Нужда в «реформе» Русского Языка возникала и сама реформа проводилась только при смене политической интернационализации государственной формации и жизни, социального уклада страны. Они и проводились в Русском Мiре для его подстройки к новому этапу инорасовой русофобской интернационализации великоруской культурологии, как и государственно-церковному укладу уже не Руси, России.

 Первая реформа была предпринята в XVII веке под политическим диктатом церковного иудохристианства Константинопольского Патриархата Византии. И проведена была в форме «правки» русских богослужебных книг, с попутным запретом принципов Великорусского нравственного Канона, Домостоя и Кормчей Книги, изложенных в этих положениях, как и скрытием на века их самих. Там в новых богослужебных книгах был сформирован «церковно славянский» язык. Он не только стал доминировать во властном официозе c XVII века, но и интернационализировал сознание всех верующих людей, кто примкнул к «нововерам»после «правки богослужебных книг. Церковные «реформаторы» выбросили из русских «буквицы» и «глаголицы» порядка десяти «лишних» букв, чем семантически оскопили сам природный Русский Язык летописей и иных раритетов. Далее «реформой» Петра Первого было выброшено еще 6 букв. Но главный урон здесь был нанесен удалением в тексте ударений, подстрочных и надсточных знаков, по сути дела дирижерской партитурой мироощущения Сути образного Русского Языка.

Очередная реформа» русского Языка назревала под давлением идеологической, стяжательной торгашеской либералистики к началу XX века, когда «великие реформы» 1861-1864 годов уже полностью переформатировали в западническое «республиканство» интернационалистское, «просвещенное русское общество». Повод для реформирования там был таков: - надо писать так, как говорим и слышим. Дискуссия о реформе Русского Языка шла двадцать лет вплоть до революции «октября» 1917 года. И в 1918 году эта реформа была проведена. Приведу всего один наглядный пример. После реформы 1918 года название романа Л. Толстого «Война и Мир» стало звучать абракадаброй. Теперь, чтобы разъяснить значение толстовского «мир», требуется целая маленькая лекция. Но на такие «мелочи» ублюдочная советская педагогика уже не обращала внимания.

Суть лингвистического «реформаторства» был в культурологическом приближение количества букв Русской Азбуки к торгашескому «аглицкому» сленгу и его американизированному суржику английского языка. Это же позволило революционным узурпаторам власти политически подменить Великую Русскую Педагогику, где школьный предмет русский язык стал для большинства учащихся ненавистным зубрежкой «правил». Сам английский язык времен Шекспира, и так торгашеский, к XXвеку был полностью техноцизирован и торгашески оскоплен «простотой и доступностью применения».

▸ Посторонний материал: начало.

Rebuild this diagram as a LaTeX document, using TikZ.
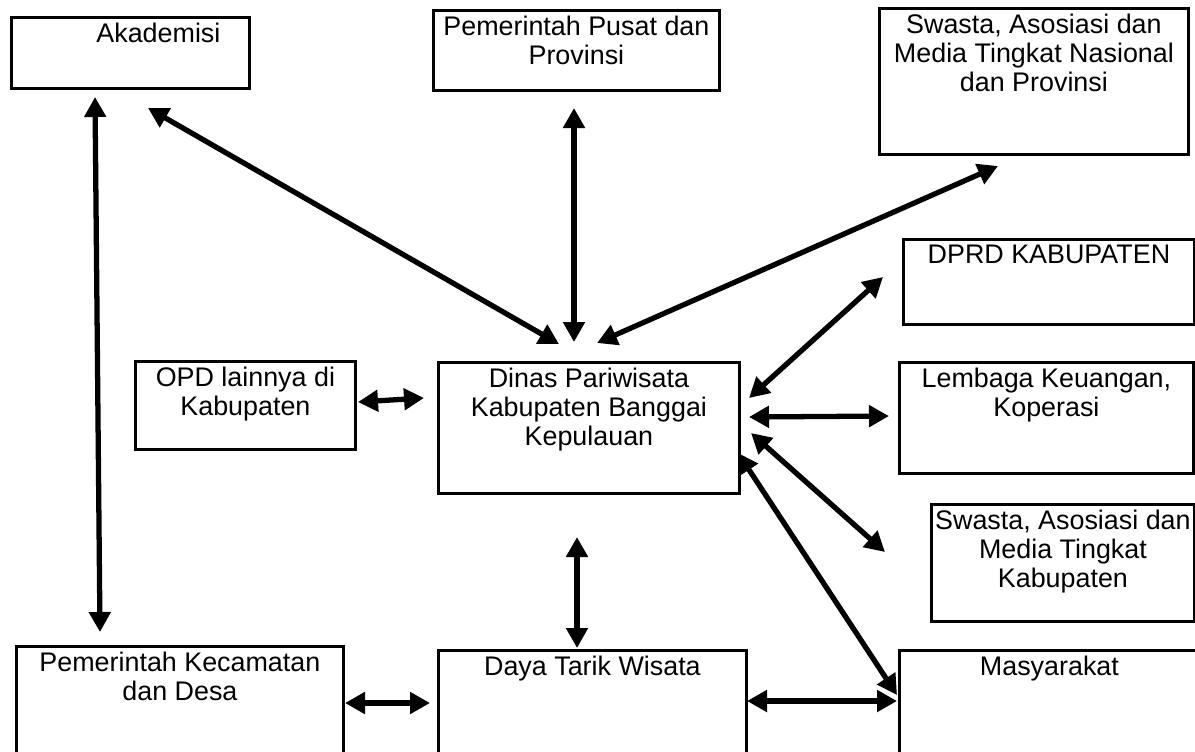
\documentclass[tikz,border=0pt]{standalone}
\usepackage{fontspec}
\setmainfont{Liberation Sans}
\usetikzlibrary{arrows.meta}
\tikzset{
  kotak/.style 2 args={
    draw,
    line width=1.6pt,
    anchor=north west,
    inner sep=0pt,
    minimum width=#1*0.02cm,
    minimum height=#2*0.02cm
  },
  judul/.style={
    anchor=north,
    align=center,
    inner sep=0pt,
    yshift=-0.14cm,
    font=\fontsize{15.3}{16.4}\selectfont
  },
  panah/.style={
    {Triangle[length=0.4cm,width=0.42cm]}-{Triangle[length=0.4cm,width=0.42cm]},
    line width=3pt
  }
}

\begin{document}
\begin{tikzpicture}[x=0.02cm,y=-0.02cm]
  \clip (0,0) rectangle (1195,751);
  \node[kotak={238}{71}, label={[judul,xshift=0.56cm]north:{Akademisi}}] (aka) at (10,16) {};
  \node[kotak={286}{80}, label={[judul]north:{Pemerintah Pusat dan\\Provinsi}}] (pusat) at (432,9) {};
  \node[kotak={309}{146}, label={[judul]north:{Swasta, Asosiasi dan\\Media Tingkat Nasional\\dan Provinsi}}] (nasional) at (878,7) {};
  \node[kotak={291}{85}, label={[judul]north:{DPRD KABUPATEN}}] (dprd) at (902,238) {};
  \node[kotak={220}{88}, label={[judul]north:{OPD lainnya di\\Kabupaten}}] (opd) at (134,360) {};
  \node[kotak={301}{131}, label={[judul]north:{Dinas Pariwisata\\Kabupaten Banggai\\Kepulauan}}] (dinas) at (437,361) {};
  \node[kotak={294}{111}, label={[judul]north:{Lembaga Keuangan,\\Koperasi}}] (lembaga) at (898,361) {};
  \node[kotak={263}{117}, label={[judul]north:{Swasta, Asosiasi dan\\Media Tingkat\\Kabupaten}}] (swkab) at (930,503) {};
  \node[kotak={327}{120}, label={[judul]north:{Pemerintah Kecamatan\\dan Desa}}] (kec) at (15,645) {};
  \node[kotak={308}{120}, label={[judul]north:{Daya Tarik Wisata}}] (daya) at (437,649) {};
  \node[kotak={300}{120}, label={[judul]north:{Masyarakat}}] (masy) at (898,649) {};

  % ujung panah
  \coordinate (aka-a) at (95,97);     \coordinate (kec-a) at (100,632);
  \coordinate (aka-b) at (148,108);   \coordinate (dinas-a) at (559,344);
  \coordinate (pusat-a) at (574,108); \coordinate (dinas-b) at (574,342);
  \coordinate (nas-a) at (998,166);   \coordinate (dinas-c) at (597,343);
  \coordinate (dprd-a) at (883,277);  \coordinate (dinas-d) at (749,398);
  \coordinate (lemb-a) at (889,416);  \coordinate (dinas-e) at (749,417);
  \coordinate (swkab-a) at (885,552); \coordinate (dinas-f) at (751,433);
  \coordinate (masy-a) at (897,695);  \coordinate (dinas-g) at (738,453);
  \coordinate (opd-a) at (358,402);   \coordinate (dinas-h) at (424,398);
  \coordinate (dinas-i) at (577,537); \coordinate (daya-a) at (577,648);
  \coordinate (kec-b) at (345,703);   \coordinate (daya-b) at (430,703);
  \coordinate (daya-c) at (747,701);  \coordinate (masy-b) at (897,701);

  \foreach \from/\to in {aka-a/kec-a,aka-b/dinas-a,pusat-a/dinas-b,nas-a/dinas-c,dprd-a/dinas-d,lemb-a/dinas-e,swkab-a/dinas-f,masy-a/dinas-g,opd-a/dinas-h,dinas-i/daya-a,kec-b/daya-b,daya-c/masy-b}{\draw[panah] (\from) -- (\to);}
\end{tikzpicture}
\end{document}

Великий лингвист Ломоносов обобщил все великоруские лингвистические взгляды и выдал универсальное охранительное средство для Великоруского великого и могучего. Он ввел понятие трех «штилей»:

- стиль государственного документооборота
- стиль литературный и педагогический
- стиль народный разговорный

При государственом применение подобного метода в России никогда никакой реформы Русского Языка не потребовалось бы.  Все изменения касающиеся новых понятий легко бы приживались в русском литературном языке и языке СМИ.

А разговорный народный и местнический сленг никакого влияния бы, как это было и до «реформы» 1918 года, на литературный язык не оказывал. Мы с Вами не слышали бы по СМИ массу дикарских новоделов русского языка типа «латвийцы» вместо латыши, не засоряли бы русский язык разными «кашерингами», «трендами» и т. д. Не оказывал же на него веками малорусский и белорусский диалекты Русского Языка. Здесь же и внутри российские местнические диалекты. Меня в С-Петербурге поправляют мои друзья и приятели: - «Володя не звонят, а звонят (с ударением на «я») и прочее в моем непривычном для них южнорусском говоре.  Так и слово безнравственный, конечно же произносится и пишется с «з». А слово безстрашный произносится с «с», но писаться должно с буквой «з», иначе теряется, переворачивается весь его смысл и т. д. Там в реформе 1918 года главное не частности, а общая тенденция. Общее мнение литераторов того времени то, что послереформенный это уже стал не русский язык, а его примитивный вариант упрощенного суржика. Весса и иные литераторы вырости на современном диалекте  дегенеративного сленга. Хотя у Вессы я такового в ее поэзии и прозе не наблюдаю. На этом закончу.